A great article on recruiting including some excellent data mining tools (look at the right hand side of the article) that illustrate some pretty clear principles related to the art of convincing cocky 18 year olds to come to State U.

Think local

If you want to understand Mack Brown's obsession with recruiting locally, perhaps even to his occasional detriment, it's because he intuitively understands this little fact:

An SI study of 2004-08 recruiting data for the 65 BCS-conference schools and Notre Dame revealed that programs which draw at least 50 percent of their players from within 200 miles or from within their home state stand a far better chance of winning consistently than those that did not

That's the hallmark of consistent winning. And that's what Mack Brown is about. It is not predictive of optimization - that is to say, what % mix is ideal (i.e. what a program should do in a down year for in-state linebackers). So that's still an important debate to have.

Indeed, localism is also the most decisive factor in school choice by recruits:

Those data complement the findings of a trio of economists who, in 2005, designed a model to predict the college choices of sought-after recruits. The model created by Mike DuMond, Allen Lynch and Jennifer Platania -- rabid college football fans who met while Ph D. candidates at Florida State -- found that among heavily recruited players choosing from among only BCS-conference schools, distance from home is the most important factor in a recruit's choice.
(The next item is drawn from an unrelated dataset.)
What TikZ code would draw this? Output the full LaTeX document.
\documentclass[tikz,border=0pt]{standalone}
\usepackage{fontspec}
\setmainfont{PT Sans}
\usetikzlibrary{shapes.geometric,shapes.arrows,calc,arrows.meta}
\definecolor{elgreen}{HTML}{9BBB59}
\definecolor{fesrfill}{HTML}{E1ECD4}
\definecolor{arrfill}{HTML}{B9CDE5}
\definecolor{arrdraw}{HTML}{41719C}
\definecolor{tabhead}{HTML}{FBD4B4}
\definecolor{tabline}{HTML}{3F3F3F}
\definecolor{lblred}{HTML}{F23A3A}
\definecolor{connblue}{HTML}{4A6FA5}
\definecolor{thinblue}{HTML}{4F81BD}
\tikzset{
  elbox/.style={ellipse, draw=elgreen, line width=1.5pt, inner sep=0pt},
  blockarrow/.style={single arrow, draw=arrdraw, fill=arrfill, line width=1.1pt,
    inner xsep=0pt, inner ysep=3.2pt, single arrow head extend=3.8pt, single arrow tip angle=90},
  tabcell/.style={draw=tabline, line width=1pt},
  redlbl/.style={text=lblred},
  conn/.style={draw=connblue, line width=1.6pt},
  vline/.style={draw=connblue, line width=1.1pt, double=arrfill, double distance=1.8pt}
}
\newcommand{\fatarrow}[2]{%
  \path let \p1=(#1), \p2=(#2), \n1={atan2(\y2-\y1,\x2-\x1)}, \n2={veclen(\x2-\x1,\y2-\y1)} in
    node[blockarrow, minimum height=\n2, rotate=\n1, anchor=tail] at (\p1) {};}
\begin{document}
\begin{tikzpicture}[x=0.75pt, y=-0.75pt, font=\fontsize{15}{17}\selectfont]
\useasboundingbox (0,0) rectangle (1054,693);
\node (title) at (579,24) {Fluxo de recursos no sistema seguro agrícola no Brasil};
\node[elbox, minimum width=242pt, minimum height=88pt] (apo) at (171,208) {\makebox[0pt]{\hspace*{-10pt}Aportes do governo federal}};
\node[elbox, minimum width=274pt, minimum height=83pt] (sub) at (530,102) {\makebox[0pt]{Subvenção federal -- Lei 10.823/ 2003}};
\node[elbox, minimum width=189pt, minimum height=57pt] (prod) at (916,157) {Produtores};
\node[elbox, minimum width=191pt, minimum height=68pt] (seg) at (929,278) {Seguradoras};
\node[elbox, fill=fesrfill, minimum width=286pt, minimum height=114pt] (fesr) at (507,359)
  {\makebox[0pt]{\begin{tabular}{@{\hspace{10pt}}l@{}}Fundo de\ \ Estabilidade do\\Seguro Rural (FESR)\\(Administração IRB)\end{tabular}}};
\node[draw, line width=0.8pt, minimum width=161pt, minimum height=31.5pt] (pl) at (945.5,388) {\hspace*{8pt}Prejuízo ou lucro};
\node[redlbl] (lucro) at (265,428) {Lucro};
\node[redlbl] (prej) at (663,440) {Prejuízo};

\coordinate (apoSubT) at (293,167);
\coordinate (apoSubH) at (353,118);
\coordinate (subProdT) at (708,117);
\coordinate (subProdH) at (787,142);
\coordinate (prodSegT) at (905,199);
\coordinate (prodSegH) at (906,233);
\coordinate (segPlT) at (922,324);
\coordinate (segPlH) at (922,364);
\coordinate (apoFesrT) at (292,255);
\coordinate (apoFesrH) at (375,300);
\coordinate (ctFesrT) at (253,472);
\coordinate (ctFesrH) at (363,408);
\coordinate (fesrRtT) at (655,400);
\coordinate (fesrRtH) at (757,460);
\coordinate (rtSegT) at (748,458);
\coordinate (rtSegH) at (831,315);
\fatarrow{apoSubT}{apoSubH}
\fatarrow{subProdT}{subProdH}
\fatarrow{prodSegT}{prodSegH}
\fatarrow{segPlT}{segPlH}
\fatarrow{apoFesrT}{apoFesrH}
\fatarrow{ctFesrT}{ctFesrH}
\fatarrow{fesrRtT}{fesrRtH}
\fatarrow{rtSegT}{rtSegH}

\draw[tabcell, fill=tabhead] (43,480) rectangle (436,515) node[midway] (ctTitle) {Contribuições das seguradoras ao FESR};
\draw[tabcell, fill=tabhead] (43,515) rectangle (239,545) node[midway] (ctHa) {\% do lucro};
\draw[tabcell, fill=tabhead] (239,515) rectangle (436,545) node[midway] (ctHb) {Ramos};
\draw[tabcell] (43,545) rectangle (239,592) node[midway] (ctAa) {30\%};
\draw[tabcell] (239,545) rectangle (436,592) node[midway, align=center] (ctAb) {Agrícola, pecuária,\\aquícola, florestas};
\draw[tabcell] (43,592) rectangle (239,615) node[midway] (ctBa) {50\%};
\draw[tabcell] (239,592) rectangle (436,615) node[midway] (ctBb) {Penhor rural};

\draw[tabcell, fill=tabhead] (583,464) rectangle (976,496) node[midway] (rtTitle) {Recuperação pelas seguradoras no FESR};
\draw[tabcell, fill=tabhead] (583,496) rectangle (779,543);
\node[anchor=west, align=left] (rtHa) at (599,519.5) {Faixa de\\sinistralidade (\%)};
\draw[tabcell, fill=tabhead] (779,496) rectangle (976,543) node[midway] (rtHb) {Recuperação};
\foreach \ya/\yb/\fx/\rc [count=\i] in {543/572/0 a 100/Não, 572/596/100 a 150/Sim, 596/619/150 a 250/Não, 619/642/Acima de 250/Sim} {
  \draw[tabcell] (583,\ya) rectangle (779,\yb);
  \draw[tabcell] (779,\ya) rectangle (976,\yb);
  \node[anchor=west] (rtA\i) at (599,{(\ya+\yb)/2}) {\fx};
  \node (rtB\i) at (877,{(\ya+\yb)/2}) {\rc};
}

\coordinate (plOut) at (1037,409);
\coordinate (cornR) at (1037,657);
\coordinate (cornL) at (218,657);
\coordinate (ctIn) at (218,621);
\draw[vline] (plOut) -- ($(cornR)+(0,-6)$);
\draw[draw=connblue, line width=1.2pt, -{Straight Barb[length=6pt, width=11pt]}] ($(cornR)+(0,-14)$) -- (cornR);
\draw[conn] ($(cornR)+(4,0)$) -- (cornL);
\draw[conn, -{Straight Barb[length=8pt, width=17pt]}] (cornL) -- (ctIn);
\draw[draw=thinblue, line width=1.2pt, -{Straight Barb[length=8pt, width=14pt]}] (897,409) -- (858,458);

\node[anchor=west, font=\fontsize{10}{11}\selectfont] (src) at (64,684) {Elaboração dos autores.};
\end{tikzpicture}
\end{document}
The model was published in the February 2008 issue of The Journal of Sports Economics.

I will grant that a Florida State PHD economics candidate is academically proximate to a UT undergrad in the school of Education, but the data here are fairly easy to crunch and as they confirm a number of beliefs that I've always held, I accept them as relative truth.

The model found that a school's academic standing -- whether it's in the top 50 of the US News and World Report rankings -- provides a miniscule bump. So does the final poll ranking of the school the previous season. What didn't matter to players shocked the economists more. According to the data, the players weren't, on the whole, worried about the depth chart, how many national titles schools had won or how many players the school put in the NFL.

No kidding about the academic standing. Every time I read in a recruiting interview that a kid is focused "on his education" and wants "to major in engineering or business" it's fairly predictable that he'll end up at LSU, OU or Florida State majoring in Stacking Things!, Tickling Studies, or Does This Object Taste Good When Placed In Your Mouth.

Depth chart, tradition, and NFL participation as overrated predictors is a bit of a surprise to most, but it makes a whole lot of sense when you consider that Florida, Miami and FSU are relative Johnny-Come-Latelies to college football dominance - their ascendance in the 1980s was directly tied to the hire of coaching catalysts who created programs healthy enough to allow localism. This also explains the rise of LSU - a place with far less winning tradition than the average college football fan believes. To put it in geopolitical terms, there are a lot of very poor countries sitting on resource goldmines and a lot of very wealthy countries without a resource pot to piss in.

Governance is key.

State loyalty often supersedes straight-line distance. "If I'm a recruit in south Georgia, and it's 200 miles to Gainesville and 200 miles to Athens, the physical distance is the same either way," DuMond said. "Georgia still has an advantage because I live in that state."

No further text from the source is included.